§ **Exercise goal**:
Go through the data below and copy it exactly, skipping every picture.
== Dataset content ==
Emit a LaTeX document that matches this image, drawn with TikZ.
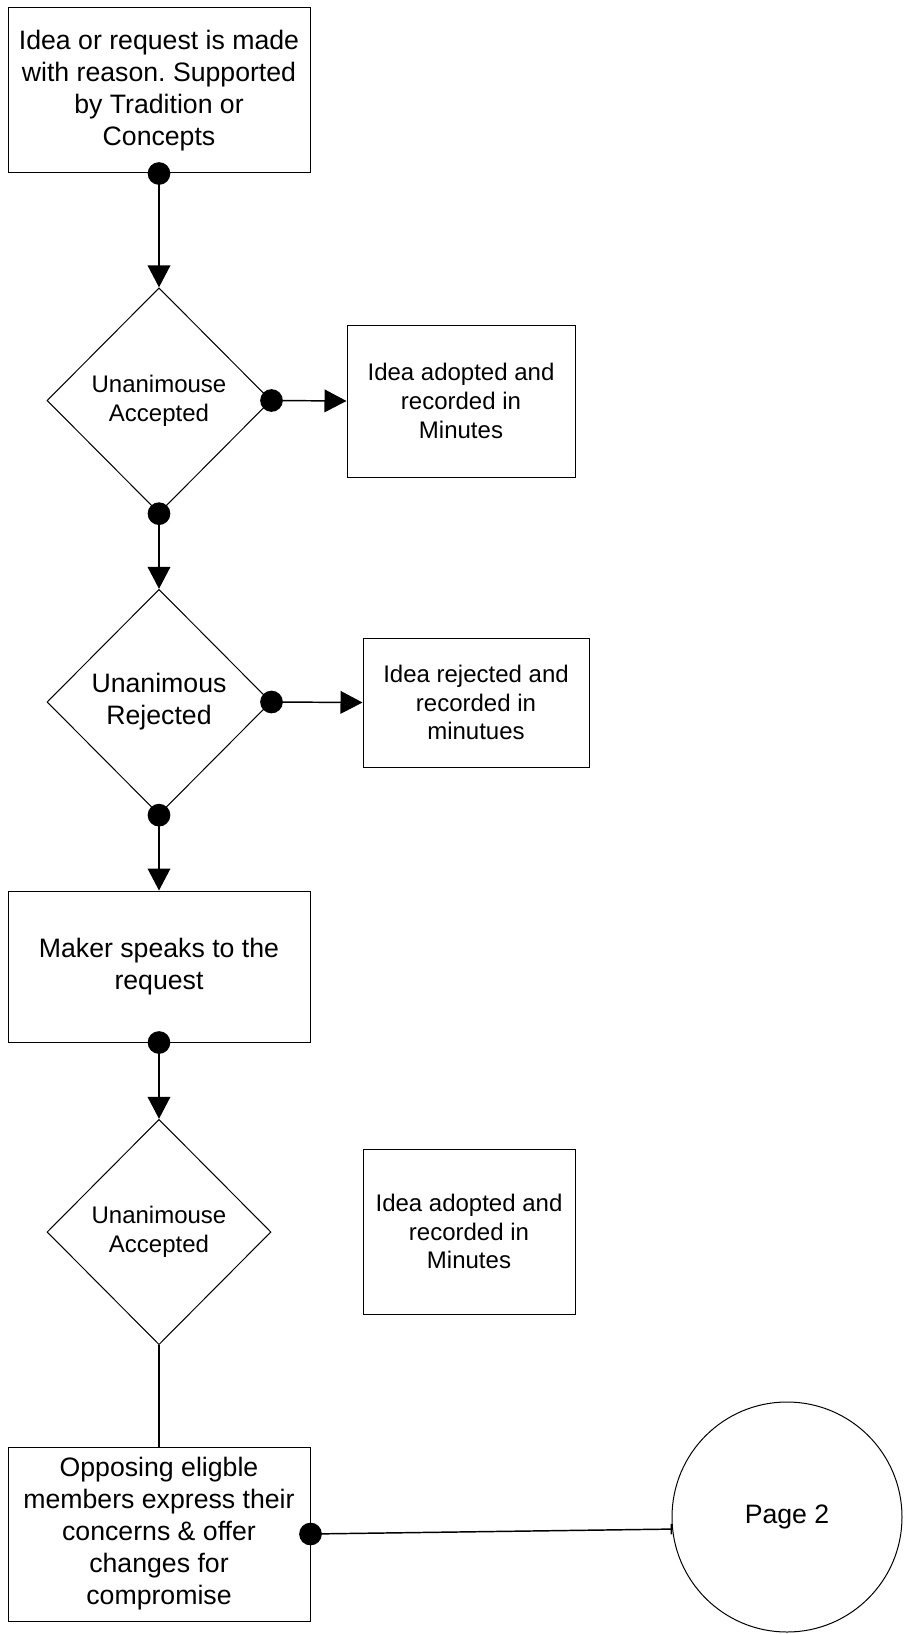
\documentclass[tikz,border=0pt]{standalone}
\usepackage{fontspec}
\setmainfont{Liberation Sans}
\usetikzlibrary{shapes.geometric,arrows.meta}
\frenchspacing

\begin{document}
\begin{tikzpicture}[x=0.75pt, y=-0.75pt,
    box/.style={rectangle, draw, line width=0.75pt, align=center, inner sep=0pt},
    bigtxt/.style={font=\fontsize{20}{24}\selectfont},
    smalltxt/.style={font=\fontsize{18}{21.5}\selectfont},
    decision/.style={diamond, draw, line width=0.75pt, align=center, inner sep=0pt, aspect=1,
                     minimum width=168pt, minimum height=169pt},
    flow/.style={line width=1.1pt, {Circle[length=17pt]}-{Triangle[length=16.5pt, width=17pt]},
                 shorten <=-8.5pt},
  ]
      %\draw [dotted] (0,0) grid[step=100] (904,1634);
      \useasboundingbox (0,0) rectangle (904,1634);
      \node [box, bigtxt, minimum width=226.5pt, minimum height=123.75pt]    (idea) at (159,   90.5) {Idea or request is made\\with reason. Supported\\by Tradition or\\Concepts};
      \node [decision, smalltxt]                                               (d1) at (159,  400.5) {Unanimouse\\Accepted};
      \node [box, smalltxt, minimum width=171pt, minimum height=114pt]         (acc1) at (461,  401)   {Idea adopted and\\recorded in\\Minutes};
      \node [decision, bigtxt]                                                 (d2) at (159,  702)   {Unanimous\\Rejected};
      \node [box, smalltxt, minimum width=169.5pt, minimum height=96.75pt]     (rej) at (476,  702.5) {Idea rejected and\\recorded in\\minutues};
      \node [box, bigtxt, minimum width=226.5pt, minimum height=113.25pt]      (mk) at (159,  966.5) {Maker speaks to the\\request};
      \node [decision, smalltxt]                                               (d3) at (159, 1232)   {Unanimouse\\Accepted};
      \node [box, smalltxt, minimum width=159pt, minimum height=123.75pt]      (acc2) at (469, 1231.5) {Idea adopted and\\recorded in\\Minutes};
      \node [box, bigtxt, minimum width=226.5pt, minimum height=130.5pt]       (op) at (159, 1534)   {Opposing eligble\\members express their\\concerns \& offer\\changes for\\compromise};
      \node [circle, draw, line width=0.75pt, bigtxt, minimum size=172.5pt]   (pg) at (787, 1517)   {Page 2};
      \draw [flow] (idea.south) -- (d1.north);
      \draw [flow] (d1.east) -- (acc1.west);
      \draw [flow] (d1.south) -- (d2.north);
      \draw [flow] (d2.east) -- (rej.west);
      \draw [flow] (d2.south) -- (mk.north);
      \draw [flow] (mk.south) -- (d3.north);
      \draw [line width=1.1pt] (d3.south) -- (op.north);
      \draw [line width=1.1pt, {Circle[length=17pt]}-{Bar[width=8pt]}, shorten <=-8.5pt] (op.east) -- (pg.186);
\end{tikzpicture}
\end{document}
===
§ **Written response**:
Emit a LaTeX document that matches this image, drawn with TikZ.
\documentclass[tikz,border=0pt]{standalone}
\usepackage{fontspec}
\setmainfont{Liberation Sans}
\usetikzlibrary{shapes.geometric,arrows.meta}
\frenchspacing

\begin{document}
\begin{tikzpicture}[x=0.75pt, y=-0.75pt,
    box/.style={rectangle, draw, line width=0.75pt, align=center, inner sep=0pt},
    bigtxt/.style={font=\fontsize{20}{24}\selectfont},
    smalltxt/.style={font=\fontsize{18}{21.5}\selectfont},
    decision/.style={diamond, draw, line width=0.75pt, align=center, inner sep=0pt, aspect=1,
                     minimum width=168pt, minimum height=169pt},
    flow/.style={line width=1.1pt, {Circle[length=17pt]}-{Triangle[length=16.5pt, width=17pt]},
                 shorten <=-8.5pt},
  ]
      %\draw [dotted] (0,0) grid[step=100] (904,1634);
      \useasboundingbox (0,0) rectangle (904,1634);
      \node [box, bigtxt, minimum width=226.5pt, minimum height=123.75pt]    (idea) at (159,   90.5) {Idea or request is made\\with reason. Supported\\by Tradition or\\Concepts};
      \node [decision, smalltxt]                                               (d1) at (159,  400.5) {Unanimouse\\Accepted};
      \node [box, smalltxt, minimum width=171pt, minimum height=114pt]         (acc1) at (461,  401)   {Idea adopted and\\recorded in\\Minutes};
      \node [decision, bigtxt]                                                 (d2) at (159,  702)   {Unanimous\\Rejected};
      \node [box, smalltxt, minimum width=169.5pt, minimum height=96.75pt]     (rej) at (476,  702.5) {Idea rejected and\\recorded in\\minutues};
      \node [box, bigtxt, minimum width=226.5pt, minimum height=113.25pt]      (mk) at (159,  966.5) {Maker speaks to the\\request};
      \node [decision, smalltxt]                                               (d3) at (159, 1232)   {Unanimouse\\Accepted};
      \node [box, smalltxt, minimum width=159pt, minimum height=123.75pt]      (acc2) at (469, 1231.5) {Idea adopted and\\recorded in\\Minutes};
      \node [box, bigtxt, minimum width=226.5pt, minimum height=130.5pt]       (op) at (159, 1534)   {Opposing eligble\\members express their\\concerns \& offer\\changes for\\compromise};
      \node [circle, draw, line width=0.75pt, bigtxt, minimum size=172.5pt]   (pg) at (787, 1517)   {Page 2};
      \draw [flow] (idea.south) -- (d1.north);
      \draw [flow] (d1.east) -- (acc1.west);
      \draw [flow] (d1.south) -- (d2.north);
      \draw [flow] (d2.east) -- (rej.west);
      \draw [flow] (d2.south) -- (mk.north);
      \draw [flow] (mk.south) -- (d3.north);
      \draw [line width=1.1pt] (d3.south) -- (op.north);
      \draw [line width=1.1pt, {Circle[length=17pt]}-{Bar[width=8pt]}, shorten <=-8.5pt] (op.east) -- (pg.186);
\end{tikzpicture}
\end{document}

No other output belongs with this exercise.